There is good cause for me to believe that you experienced new life decades ago. You became born again. You have an affection for Jesus but are not grounded in His love to stand and, having done all, stand with Him in trials and tribulations. It is not too late to bear the fruit of that experience if you surrender all to Jesus. Stop pleading guilty. Jesus is not looking for our sorry-not-sorry admission but your lifetime submission. Stop justifying your lifelong sin. If you repent, Jesus will justify you as if you have never sinned. No one who follows Jesus as Lord gets an exemption from the repentance of sin. Repent and turn to God.
The kindness of God leads to repentance, in which the angels rejoice over one sinner who repents. Jesus gave Jezebel time to repent, but she did not. Noah's generation received 120 years to repent, and only eight people were saved. Israel was given ten chances to repent and enter into the promises of God. Only two of that generation and those under twenty years old at the start did so. Each man is given one to die and then face judgment. How many years or chances you get, I don't know. I know that you are called to be a disciple of Jesus and to bear much fruit in your life as a resemblance of your Father in heaven. Jesus is knocking on your door. Jesus is at the Father's right hand, making intersession for you as He did for that fig tree that bore no fruit. Now realize your life is about to be knee-high in manure if you agree with the vinedresser of the garden. Life as a disciple is tough on the flesh, but you will never feel more alive in Christ when fully surrendered.

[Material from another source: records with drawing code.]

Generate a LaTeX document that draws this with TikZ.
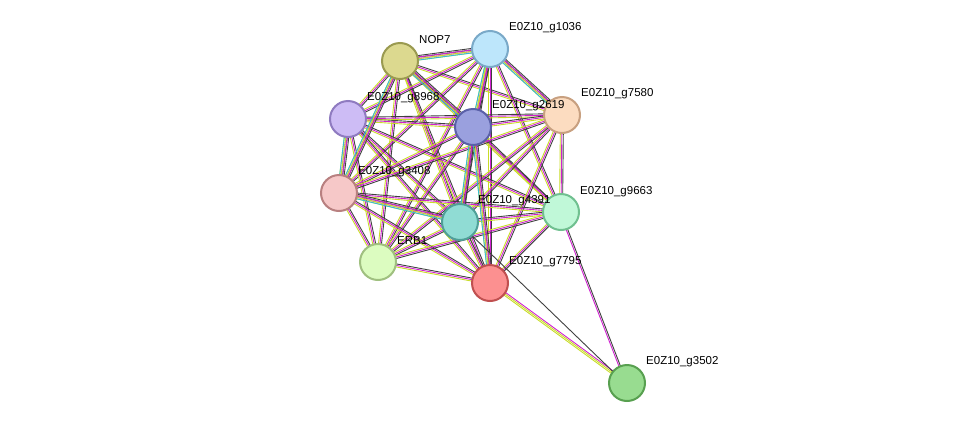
\documentclass[tikz,border=0pt]{standalone}
\usepackage{fontspec}
\setmainfont{Liberation Sans}
\usetikzlibrary{calc}
\definecolor{yg}{HTML}{C8DC28}
\definecolor{mg}{HTML}{D020D0}
\definecolor{cy}{HTML}{30C0D8}
\definecolor{bk}{HTML}{404040}
\newcommand\lnk[3]{\foreach \c [count=\i] in {#3} {\draw[\c, line width=0.9pt] ($(#1)!{(\i-2)*1.5pt}!90:(#2)$) -- ($(#2)!{(\i-2)*1.5pt}!-90:(#1)$);}}
\begin{document}
\begin{tikzpicture}[x=1pt,y=-1pt,
  prot/.style={circle,minimum size=36pt,inner sep=0pt,line width=2pt},
  lab/.style={anchor=west,font=\fontsize{11.5}{13}\selectfont,inner sep=0pt}]
\useasboundingbox (0,0) rectangle (975,429);
\coordinate (a) at (400,61); \coordinate (b) at (490,49); \coordinate (c) at (348,119);
\coordinate (d) at (473,127); \coordinate (e) at (562,115); \coordinate (f) at (339,193);
\coordinate (g) at (460,222); \coordinate (h) at (561,212); \coordinate (i) at (378,262);
\coordinate (j) at (490,283); \coordinate (k) at (627,383);
\foreach \p/\q in {a/b,a/c,a/d,a/e,a/f,a/g,a/h,a/i,a/j,b/c,b/d,b/e,b/f,b/g,b/h,b/i,b/j,c/d,c/e,c/f,c/g,c/h,c/i,c/j,d/e,d/f,d/g,d/h,d/i,d/j,e/f,e/g,e/h,e/i,e/j,f/g,f/h,f/i,f/j,g/h,g/i,g/j,h/i,h/j,i/j}
  {\lnk{\p}{\q}{yg,mg,bk}}
\foreach \p/\q in {a/b,a/d,b/d,c/f,d/g,d/j,b/e,f/g,a/f}
  {\lnk{\p}{\q}{cy,yg,mg,bk}}
\lnk{h}{k}{mg,bk}
\lnk{j}{k}{yg,yg,mg}
\lnk{g}{k}{bk}
\node[prot,fill={rgb,255:red,220;green,217;blue,143},draw={rgb,255:red,154;green,154;blue,80}] (na) at (a) {};
\node[prot,fill={rgb,255:red,189;green,230;blue,251},draw={rgb,255:red,122;green,169;blue,200}] (nb) at (b) {};
\node[prot,fill={rgb,255:red,205;green,188;blue,245},draw={rgb,255:red,143;green,123;blue,192}] (nc) at (c) {};
\node[prot,fill={rgb,255:red,154;green,160;blue,222},draw={rgb,255:red,90;green,96;blue,168}] (nd) at (d) {};
\node[prot,fill={rgb,255:red,252;green,220;blue,192},draw={rgb,255:red,200;green,160;blue,128}] (ne) at (e) {};
\node[prot,fill={rgb,255:red,246;green,200;blue,200},draw={rgb,255:red,184;green,128;blue,128}] (nf) at (f) {};
\node[prot,fill={rgb,255:red,144;green,220;blue,212},draw={rgb,255:red,80;green,160;blue,152}] (ng) at (g) {};
\node[prot,fill={rgb,255:red,192;green,248;blue,216},draw={rgb,255:red,112;green,192;blue,144}] (nh) at (h) {};
\node[prot,fill={rgb,255:red,220;green,252;blue,192},draw={rgb,255:red,160;green,192;blue,128}] (ni) at (i) {};
\node[prot,fill={rgb,255:red,252;green,144;blue,144},draw={rgb,255:red,192;green,80;blue,80}] (nj) at (j) {};
\node[prot,fill={rgb,255:red,152;green,220;blue,144},draw={rgb,255:red,88;green,160;blue,80}] (nk) at (k) {};
\node[lab] (la) at (419,40) {NOP7};
\node[lab] (lb) at (509,28) {E0Z10\_g1036};
\node[lab] (lc) at (367,98) {E0Z10\_g8968};
\node[lab] (ld) at (492,106) {E0Z10\_g2619};
\node[lab] (le) at (581,94) {E0Z10\_g7580};
\node[lab] (lf) at (358,172) {E0Z10\_g3408};
\node[lab] (lg) at (478,201) {E0Z10\_g4391};
\node[lab] (lh) at (580,192) {E0Z10\_g9663};
\node[lab] (li) at (397,241) {ERB1};
\node[lab] (lj) at (509,262) {E0Z10\_g7795};
\node[lab] (lk) at (646,362) {E0Z10\_g3502};
\end{tikzpicture}
\end{document}
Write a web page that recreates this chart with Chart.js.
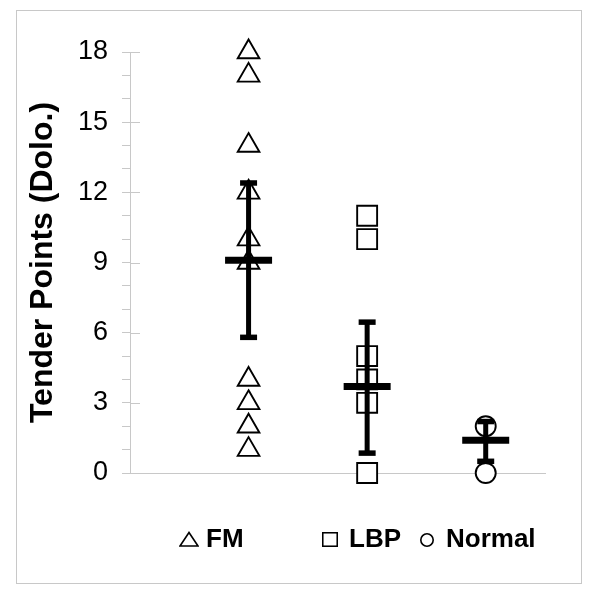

You may be asking if I am saying that born-again believers without fruit of repentance and works of righteousness are going to hell, not heaven. My response whenever I'm asked if so and so is saved. My answer is I have not been given the authority or responsibility to divide the sheep from the goats, wheat from the tares, or good fish from the bad fish. I have been given authority and the responsibility to rightly divide the Word of God as a good steward of the oracles of God.